Dalam konteks pengambilan keputusan yang berkaitan dengan kebijakan publik, kaum utilitaris menghendaki agar kita harus memilki alternatif yang menghasilkan akibat-akibat positif yang lebih besar dibandingkan dengan akibat-akibat buruk. Secara tegas utilitarisme mengatakan bahwa manusia dalam setiap tindakannya wajib berusaha menghasilkan kebaikan yang lebih besar bagi sebanyak mungkin orang. Di sini utilitarisme sebenarnya menyerukan suatu prinsip universal. Artinya tuntutan untuk bertindak baik bukan demi kepentingan pelaku tindakan itu sendiri tetapi untuk kepentingan orang lain. Jadi perhatiannya lebih kepada kepentingan semua orang yang terpengaruh oleh akibat dari suatu tindakan, termasuk kepentingan pelaku itu sendiri. Dengan ini utilitarisme memberikan suatu pesan moral bahwa dengan mengorbankan kepentingan sendiri demi kebaikan orang lain adalah suatu tindakan moral yang bernilai tinggi.

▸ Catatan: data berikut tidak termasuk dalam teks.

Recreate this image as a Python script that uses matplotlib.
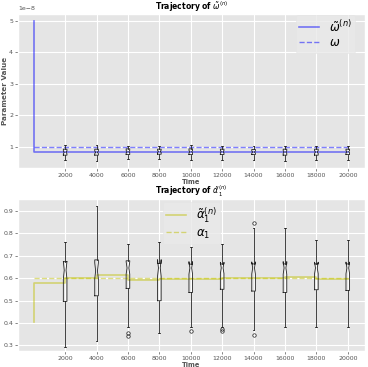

Rasionalitas kaum utilitaris terletak dalam pandangannya bahwa orang harus melihat terlebih dahulu segi-segi yang relevan agar dapat mengambil keputusan secara tepat. Rasionalitas ini sejalan dengan sebuah prinsip moral yang fundamental dari kaum utilitaris yakni “kita bertanggung jawab atas akibat-akibat dari apa yang kita lakukan”. Ini berarti tindakan kita harus diupaya agar sesuai dengan kepentinga, hak dan harapan sebanyak mungkin orang. Dengan demikian bagi kaum utilitaris tuntutan selanjutnya adalah “setiap orang bertanggung jawab terhadap sesamanya”. Sebab sesamalah orang yang akan terkena akibat dari tindakan kita.